Material provided:
····················

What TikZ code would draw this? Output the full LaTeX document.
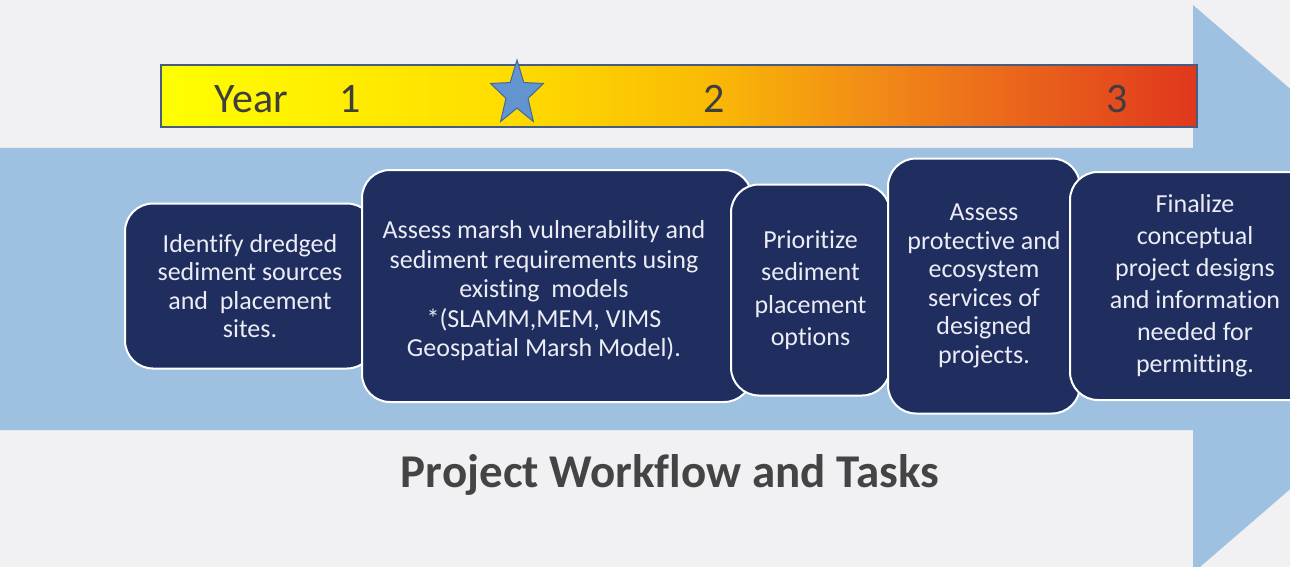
\documentclass[tikz,border=0pt]{standalone}
\usepackage{fontspec}
\setmainfont{Carlito}[Ligatures=NoCommon]
\usepackage{tikz}
\usetikzlibrary{shapes.geometric}
\definecolor{paper gray}{RGB}{241,241,243}
\definecolor{band blue}{RGB}{158,193,226}
\definecolor{task navy}{RGB}{31,46,94}
\definecolor{task white}{RGB}{236,236,244}
\definecolor{bar edge}{RGB}{72,92,125}
\definecolor{star blue}{RGB}{98,148,208}
\definecolor{star edge}{RGB}{66,104,160}
\definecolor{year gray}{RGB}{62,62,62}
\definecolor{title gray}{RGB}{68,68,68}
\definecolor{year yellow}{RGB}{255,255,0}
\definecolor{year gold}{RGB}{255,222,0}
\definecolor{year amber}{RGB}{250,188,5}
\definecolor{year orange}{RGB}{240,130,25}
\definecolor{year red}{RGB}{224,55,30}
\pgfdeclarehorizontalshading{yearshade}{100bp}{color(0bp)=(year yellow); color(25bp)=(year yellow); color(41bp)=(year gold); color(51bp)=(year amber); color(61bp)=(year orange); color(75bp)=(year red); color(100bp)=(year red)}

\begin{document}
\begin{tikzpicture}[x=1pt, y=-1pt,
		task/.style = {draw=white, line width=2pt, fill=task navy, rounded corners=28pt,
			text=task white, align=center, inner sep=0pt,
			font=\fontsize{26}{#1}\selectfont},
		task/.default = 28.5,
		tasktext/.style = {text=task white, align=center, inner sep=0pt,
			font=\fontsize{26}{29.5}\selectfont},
		year/.style = {anchor=base, text=year gray, inner sep=0pt,
			font=\fontsize{42}{50}\selectfont}]
			% paper
			\clip (0, 0) rectangle (1290, 567);
			\fill[paper gray] (0, 0) rectangle (1290, 567);
			% big arrow
			\fill[band blue] (0, 148) -- (1193, 148) -- (1193, 5) -- (1522, 289)
				-- (1193, 573) -- (1193, 430) -- (0, 430) -- cycle;
			% time bar
			\node[draw=bar edge, line width=2pt, shading=yearshade,
				minimum width=1036, minimum height=62, inner sep=0pt] (bar) at (679, 96) {};
			\node[year] (year) at (251.5, 113) {Year};
			\node[year] (one) at (350, 113) {1};
			\node[year] (two) at (714, 113) {2};
			\node[year] (three) at (1117, 113) {3};
			\begin{scope}[shift={(517, 94)}, xscale=0.82]
				\node[star, star points=5, star point ratio=2.4, minimum size=68,
					inner sep=0pt, fill=star blue, draw=star edge, line width=1pt,
					transform shape] (star) at (0, 0) {};
			\end{scope}
			% tasks
			\node[task, minimum width=250, minimum height=165] (identify) at (250, 286)
				{Identify dredged\\sediment sources\\and\ \ placement\\sites.};
			\node[task, minimum width=390, minimum height=232] (assess) at (557, 286) {};
			\node[tasktext] (assess text) at (544, 291)
				{Assess marsh vulnerability and\\sediment requirements using\\existing\ \ models\\
				*(SLAMM,MEM, VIMS\\Geospatial Marsh Model).};
			\node[task=32.5, minimum width=159, minimum height=211] (prioritize) at (810.5, 290)
				{Prioritize\\sediment\\placement\\options};
			\node[task, minimum width=192, minimum height=255] (services) at (984, 286)
				{Assess\\protective and\\ecosystem\\services of\\designed\\projects.};
			\node[task=32, minimum width=250, minimum height=228] (finalize) at (1195, 286)
				{Finalize\\conceptual\\project designs\\and information\\needed for\\permitting.};
			% caption
			\node[anchor=base, text=title gray, inner sep=0pt,
				font=\bfseries\fontsize{47}{56}\selectfont] (title) at (670, 487)
				{Project Workflow and Tasks};
		\end{tikzpicture}
\end{document}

····················

Task to carry out:
Write out the data precisely as given, excluding the pictures.

Response to this task:
What TikZ code would draw this? Output the full LaTeX document.
\documentclass[tikz,border=0pt]{standalone}
\usepackage{fontspec}
\setmainfont{Carlito}[Ligatures=NoCommon]
\usepackage{tikz}
\usetikzlibrary{shapes.geometric}
\definecolor{paper gray}{RGB}{241,241,243}
\definecolor{band blue}{RGB}{158,193,226}
\definecolor{task navy}{RGB}{31,46,94}
\definecolor{task white}{RGB}{236,236,244}
\definecolor{bar edge}{RGB}{72,92,125}
\definecolor{star blue}{RGB}{98,148,208}
\definecolor{star edge}{RGB}{66,104,160}
\definecolor{year gray}{RGB}{62,62,62}
\definecolor{title gray}{RGB}{68,68,68}
\definecolor{year yellow}{RGB}{255,255,0}
\definecolor{year gold}{RGB}{255,222,0}
\definecolor{year amber}{RGB}{250,188,5}
\definecolor{year orange}{RGB}{240,130,25}
\definecolor{year red}{RGB}{224,55,30}
\pgfdeclarehorizontalshading{yearshade}{100bp}{color(0bp)=(year yellow); color(25bp)=(year yellow); color(41bp)=(year gold); color(51bp)=(year amber); color(61bp)=(year orange); color(75bp)=(year red); color(100bp)=(year red)}

\begin{document}
\begin{tikzpicture}[x=1pt, y=-1pt,
		task/.style = {draw=white, line width=2pt, fill=task navy, rounded corners=28pt,
			text=task white, align=center, inner sep=0pt,
			font=\fontsize{26}{#1}\selectfont},
		task/.default = 28.5,
		tasktext/.style = {text=task white, align=center, inner sep=0pt,
			font=\fontsize{26}{29.5}\selectfont},
		year/.style = {anchor=base, text=year gray, inner sep=0pt,
			font=\fontsize{42}{50}\selectfont}]
			% paper
			\clip (0, 0) rectangle (1290, 567);
			\fill[paper gray] (0, 0) rectangle (1290, 567);
			% big arrow
			\fill[band blue] (0, 148) -- (1193, 148) -- (1193, 5) -- (1522, 289)
				-- (1193, 573) -- (1193, 430) -- (0, 430) -- cycle;
			% time bar
			\node[draw=bar edge, line width=2pt, shading=yearshade,
				minimum width=1036, minimum height=62, inner sep=0pt] (bar) at (679, 96) {};
			\node[year] (year) at (251.5, 113) {Year};
			\node[year] (one) at (350, 113) {1};
			\node[year] (two) at (714, 113) {2};
			\node[year] (three) at (1117, 113) {3};
			\begin{scope}[shift={(517, 94)}, xscale=0.82]
				\node[star, star points=5, star point ratio=2.4, minimum size=68,
					inner sep=0pt, fill=star blue, draw=star edge, line width=1pt,
					transform shape] (star) at (0, 0) {};
			\end{scope}
			% tasks
			\node[task, minimum width=250, minimum height=165] (identify) at (250, 286)
				{Identify dredged\\sediment sources\\and\ \ placement\\sites.};
			\node[task, minimum width=390, minimum height=232] (assess) at (557, 286) {};
			\node[tasktext] (assess text) at (544, 291)
				{Assess marsh vulnerability and\\sediment requirements using\\existing\ \ models\\
				*(SLAMM,MEM, VIMS\\Geospatial Marsh Model).};
			\node[task=32.5, minimum width=159, minimum height=211] (prioritize) at (810.5, 290)
				{Prioritize\\sediment\\placement\\options};
			\node[task, minimum width=192, minimum height=255] (services) at (984, 286)
				{Assess\\protective and\\ecosystem\\services of\\designed\\projects.};
			\node[task=32, minimum width=250, minimum height=228] (finalize) at (1195, 286)
				{Finalize\\conceptual\\project designs\\and information\\needed for\\permitting.};
			% caption
			\node[anchor=base, text=title gray, inner sep=0pt,
				font=\bfseries\fontsize{47}{56}\selectfont] (title) at (670, 487)
				{Project Workflow and Tasks};
		\end{tikzpicture}
\end{document}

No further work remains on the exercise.